Why Are These Essential Construction Projects Still Shutting Down?
Affordable housing is considered an essential part of construction, where other forms of residential construction are not, because it serves an already existing, but growing, demand for housing at a time of financial crisis. Before the COVID-19 outbreak, below-market-priced housing remained a primary concern for New Yorkers and found its way into the blueprints of many a project, as you can see in these four posts from the past year: (1) Making Every Floor Count (2) Manhasset Square Redevelopment, (3) Bronx Point Complex and (4) Transforming Flushing. This need can only increase in a time of economic anxiety and massive shutdowns to contain the spread of coronavirus.
The fact that some of even these essential projects are pausing indefinitely is an understandable reason for concern. Around the 12th of April, it was reported that at least 28 affordable housing ventures have volunteered to shut down. Ron Moelis, CEO of L+M Development Partners, stated that protecting his workers from undue exposure was at the height of his concerns, and it was for their safety that he chose to pause his firm’s tasks. Leaders at the New York Building Congress noted that the struggle is similar for many companies in the field. One must decide between finished sites that provide much-needed resources to the people of New York and the health and protection of their laborers, and a balance must be maintained.
As deadlines continue to loom for some of these projects, with lenders keeping a close eye, some experts have speculated a potential danger for the construction industry in general. While Bloomberg reports that most banks acknowledge that now is not the time to turn antagonistic about debts, questions of timely return of investment remain.
How Are the Remaining Open Projects Handling The Workload in Pandemic Conditions?

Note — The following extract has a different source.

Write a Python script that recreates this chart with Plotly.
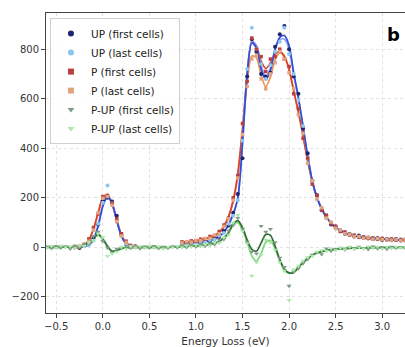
import plotly.graph_objects as go

# ---------------- data ----------------
# zero-loss window energies (eV)
x_zl = [-0.30, -0.25, -0.20, -0.15, -0.10, -0.05, 0.00, 0.05, 0.10, 0.15, 0.20, 0.25, 0.30, 0.35]
# main window energies (eV)
x_main = [0.85, 0.90, 0.95, 1.00, 1.05, 1.10, 1.15, 1.20, 1.25, 1.30,
          1.35, 1.40, 1.45, 1.50, 1.55, 1.60, 1.65, 1.70, 1.75, 1.80,
          1.85, 1.90, 1.95, 2.00, 2.05, 2.10, 2.15, 2.20, 2.25, 2.30,
          2.35, 2.40, 2.45, 2.50, 2.55, 2.60, 2.65, 2.70, 2.75, 2.80,
          2.85, 2.90, 2.95, 3.00, 3.05, 3.10, 3.15, 3.20, 3.25]
# full energy range for the difference spectra
x_all = [-0.60, -0.55, -0.50, -0.45, -0.40, -0.35, -0.30, -0.25, -0.20, -0.15,
         -0.10, -0.05, 0.00, 0.05, 0.10, 0.15, 0.20, 0.25, 0.30, 0.35,
         0.40, 0.45, 0.50, 0.55, 0.60, 0.65, 0.70, 0.75, 0.80, 0.85,
         0.90, 0.95, 1.00, 1.05, 1.10, 1.15, 1.20, 1.25, 1.30, 1.35,
         1.40, 1.45, 1.50, 1.55, 1.60, 1.65, 1.70, 1.75, 1.80, 1.85,
         1.90, 1.95, 2.00, 2.05, 2.10, 2.15, 2.20, 2.25, 2.30, 2.35,
         2.40, 2.45, 2.50, 2.55, 2.60, 2.65, 2.70, 2.75, 2.80, 2.85,
         2.90, 2.95, 3.00, 3.05, 3.10, 3.15, 3.20, 3.25]

# fitted curves, zero-loss window
up_first_fit_zl = [0, 1, 3, 10, 30, 85, 165, 205, 178, 108, 45, 15, 5, 2]
up_last_fit_zl = [0, 1, 3, 11, 32, 90, 172, 212, 180, 108, 44, 14, 5, 2]
p_first_fit_zl = [1, 3, 10, 30, 75, 140, 200, 212, 175, 110, 50, 18, 6, 2]
p_last_fit_zl = [1, 3, 9, 28, 72, 136, 196, 208, 172, 108, 48, 17, 6, 2]
# measured points, zero-loss window
up_first_pts_zl = [2, -3, 5, 14, 38, 92, 190, 200, 185, 128, 50, 20, 3, 4]
up_last_pts_zl = [0, 2, 4, 9, 28, 95, 180, 250, 178, 110, 48, 12, 6, 1]
p_first_pts_zl = [3, 0, 12, 34, 80, 135, 205, 210, 178, 115, 55, 25, 8, 3]
p_last_pts_zl = [0, 5, 8, 25, 70, 140, 198, 205, 170, 104, 46, 20, 4, 2]

# fitted curves, main window
up_first_fit = [15, 16, 18, 19, 21, 24, 28, 35, 45, 62,
                92, 135, 200, 420, 700, 825, 805, 720, 676, 715,
                800, 848, 855, 815, 705, 605, 490, 370, 268, 200,
                155, 122, 98, 80, 68, 59, 52, 47, 43, 40,
                38, 36, 35, 34, 33, 32, 31, 30, 30]
up_last_fit = [14, 15, 17, 18, 20, 23, 27, 33, 43, 60,
               90, 132, 198, 415, 700, 830, 815, 735, 690, 725,
               800, 838, 840, 800, 695, 600, 485, 368, 266, 200,
               155, 122, 98, 80, 68, 59, 52, 47, 43, 40,
               38, 36, 35, 34, 33, 32, 31, 30, 30]
p_first_fit = [20, 22, 24, 27, 30, 35, 40, 48, 60, 85,
               125, 190, 300, 480, 690, 832, 812, 752, 722, 745,
               780, 790, 772, 720, 632, 548, 452, 350, 265, 202,
               157, 124, 99, 81, 68, 59, 52, 47, 43, 40,
               38, 36, 35, 34, 33, 32, 31, 30, 30]
p_last_fit = [19, 21, 23, 26, 29, 34, 39, 47, 58, 82,
              120, 183, 290, 465, 665, 772, 765, 695, 648, 688,
              757, 785, 768, 716, 630, 545, 450, 348, 264, 201,
              156, 123, 98, 80, 67, 58, 51, 46, 42, 39,
              37, 35, 34, 33, 32, 31, 30, 29, 29]
# measured points, main window
up_first_pts = [12, 18, 15, 22, 19, 27, 25, 38, 42, 66,
                88, 140, 215, 360, 690, 840, 790, 700, 690, 705,
                810, 860, 894, 800, 690, 620, 480, 380, 270, 210,
                150, 128, 92, 84, 70, 55, 54, 44, 48, 38,
                40, 33, 38, 30, 35, 29, 34, 28, 32]
up_last_pts = [16, 14, 20, 17, 23, 22, 30, 31, 47, 58,
               95, 128, 190, 430, 720, 886, 800, 740, 680, 735,
               790, 830, 886, 780, 700, 595, 490, 360, 262, 195,
               160, 118, 100, 76, 70, 60, 50, 49, 41, 42,
               36, 37, 33, 35, 31, 33, 30, 31, 28]
p_first_pts = [22, 20, 26, 25, 33, 33, 44, 46, 64, 90,
               118, 200, 290, 500, 670, 845, 800, 770, 710, 760,
               770, 800, 760, 730, 620, 560, 440, 360, 255, 210,
               150, 130, 95, 85, 64, 62, 50, 49, 41, 42,
               36, 38, 33, 36, 31, 34, 29, 32, 28]
p_last_pts = [18, 23, 21, 28, 27, 36, 37, 50, 55, 85,
              115, 190, 280, 455, 650, 760, 775, 680, 640, 700,
              745, 790, 760, 705, 640, 535, 460, 340, 270, 195,
              160, 118, 102, 77, 70, 55, 53, 44, 44, 37,
              39, 33, 36, 31, 34, 29, 32, 27, 31]

# difference spectra (P - UP)
pup_first_fit = [0, 0, 0, 0, 1, 1, 2, 4, 8, 18,
                 38, 52, 35, 5, -15, -12, -5, -2, 0, 0,
                 0, 0, 0, 0, 0, 0, 0, 1, 2, 3,
                 4, 5, 6, 8, 10, 13, 17, 25, 38, 60,
                 95, 108, 80, 30, -8, -15, 18, 52, 48, 5,
                 -48, -88, -103, -102, -82, -62, -45, -32, -23, -17,
                 -13, -10, -8, -6, -5, -4, -3, -3, -2, -2,
                 -1, -1, -1, 0, 0, 0, 0, 0]
pup_last_fit = [0, 0, 0, 0, 1, 1, 2, 3, 7, 15,
                34, 48, 32, 2, -18, -13, -5, -2, 0, 0,
                0, 0, 0, 0, 0, 0, 0, 1, 2, 3,
                4, 5, 6, 7, 9, 12, 16, 23, 35, 56,
                90, 100, 72, 20, -35, -55, -25, 20, 28, -5,
                -55, -92, -105, -100, -80, -60, -44, -31, -22, -16,
                -12, -9, -7, -6, -5, -4, -3, -2, -2, -1,
                -1, -1, 0, 0, 0, 0, 0, 0]
pup_first_pts = [3, -4, 5, -2, 4, -6, 6, 0, 12, 14,
                 45, 62, 25, -2, -22, -6, -4, 5, -3, 2,
                 -5, 3, -2, 5, -4, 2, -3, 4, -1, 6,
                 0, 9, 3, 11, 5, 16, 12, 30, 33, 68,
                 90, 118, 75, 22, -18, -25, 86, 62, 74, 20,
                 -42, -80, -156, -98, -85, -65, -48, -30, -20, -28,
                 -5, -15, -8, -2, -10, 0, -6, 2, -4, -8,
                 3, -5, 0, -7, 2, -3, 1, -4]
pup_last_pts = [-2, 5, -3, 6, -1, 3, -4, 7, 5, 20,
                28, 55, 40, -35, -25, -18, 2, -6, 4, -2,
                4, -3, 6, -2, 3, -5, 2, -1, 5, 0,
                7, 2, 9, 4, 12, 8, 20, 18, 40, 50,
                100, 130, 65, 15, -115, -60, -30, 30, 20, -10,
                -60, -95, -213, -90, -75, -55, -40, -35, -18, -12,
                -15, -5, -12, -3, -8, 2, -6, -1, -5, 3,
                -3, 2, -6, 1, -4, 2, -2, 0]

x_ticks = [-0.5, 0.0, 0.5, 1.0, 1.5, 2.0, 2.5, 3.0]
x_tick_text = ["\u22120.5", "0.0", "0.5", "1.0", "1.5", "2.0", "2.5", "3.0"]
y_ticks = [-200, 0, 200, 400, 600, 800]

# ---------------- figure ----------------
x_two = x_zl + [None] + x_main


def join(a, b):
    return a + [None] + b


fig = go.Figure()

lines = [
    (x_two, join(p_last_fit_zl, p_last_fit), "#f0904e"),
    (x_two, join(p_first_fit_zl, p_first_fit), "#d9432c"),
    (x_two, join(up_last_fit_zl, up_last_fit), "#94a4ee"),
    (x_two, join(up_first_fit_zl, up_first_fit), "#2f4fd8"),
    (x_all, pup_last_fit, "#7fd67f"),
    (x_all, pup_first_fit, "#2f6e34"),
]
for xs, ys, col in lines:
    fig.add_trace(go.Scatter(x=xs, y=ys, mode="lines", showlegend=False,
                             line=dict(color=col, width=1.7, shape="spline", smoothing=0.8),
                             hoverinfo="skip"))

points = [
    ("UP (first cells)", x_two, join(up_first_pts_zl, up_first_pts), "#1c2470", "circle", 4),
    ("UP (last cells)", x_two, join(up_last_pts_zl, up_last_pts), "#8cc6ef", "circle", 4),
    ("P (first cells)", x_two, join(p_first_pts_zl, p_first_pts), "#bb3f3f", "square", 3.5),
    ("P (last cells)", x_two, join(p_last_pts_zl, p_last_pts), "#e2a47c", "square", 3.5),
    ("P-UP (first cells)", x_all, pup_first_pts, "#7f9c84", "triangle-down", 4.5),
    ("P-UP (last cells)", x_all, pup_last_pts, "#a8e8a8", "triangle-down", 4.5),
]
for name, xs, ys, col, sym, sz in points:
    fig.add_trace(go.Scatter(x=xs, y=ys, mode="markers", name=name, showlegend=False,
                             marker=dict(color=col, symbol=sym, size=sz, line=dict(width=0))))
# legend entries (slightly larger symbols, as in the reference legend)
for name, xs, ys, col, sym, sz in points:
    fig.add_trace(go.Scatter(x=[None], y=[None], mode="markers", name=name,
                             marker=dict(color=col, symbol=sym, size=6, line=dict(width=0))))

fig.add_annotation(text="<b>b</b>", xref="paper", yref="paper", x=0.967, y=0.927,
                   xanchor="center", yanchor="middle",
                   showarrow=False, font=dict(size=18, color="black", family="DejaVu Sans"))

fig.update_layout(
    width=405, height=347,
    margin=dict(l=46, r=0, t=13, b=34),
    paper_bgcolor="white", plot_bgcolor="white",
    font=dict(family="DejaVu Sans", size=10, color="#333333"),
    legend=dict(x=0.011, y=0.983, xanchor="left", yanchor="top",
                bgcolor="rgba(255,255,255,0.85)", bordercolor="#d0d0d0", borderwidth=1,
                font=dict(size=10.5, color="#222222"), itemwidth=30),
)
fig.update_xaxes(range=[-0.61, 3.245], tickvals=x_ticks, ticktext=x_tick_text,
                 showgrid=True, gridcolor="#e2e2e2", griddash="dot", gridwidth=1,
                 showline=True, linecolor="#444444", linewidth=1, mirror=True,
                 ticks="outside", ticklen=4, tickcolor="#444444", zeroline=False,
                 title=dict(text="Energy Loss (eV)", font=dict(size=10.5), standoff=9))
fig.update_yaxes(range=[-265, 946], tickvals=y_ticks,
                 showgrid=True, gridcolor="#e2e2e2", griddash="dot", gridwidth=1,
                 showline=True, linecolor="#444444", linewidth=1, mirror=False,
                 ticks="outside", ticklen=4, tickcolor="#444444", zeroline=False)

fig.write_html("out.html")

It is important to note that the earlier-mentioned reporting suggested around 30 stopped projects, but this is 30 out of more than 300 still open. Related Corporate Properties, for instance, is one such firm with projects still running, most notably Hudson Yards, and their example seems to be common. A representative from the firm reported that the site has fewer than 12 workers on site, all of whom submit to regular screenings for fever, wear protective gear, and sanitize the work area regularly. A staff of this size may seem untenable to the casual onlooker, but it is the price of progress while maintaining safe social distancing and cleanliness at this time.
Whether more firms will press toward their deadlines or choose to pause for safety’s sake remain to be seen. The landscape for essential construction work will likely be ever-changing in the coming weeks.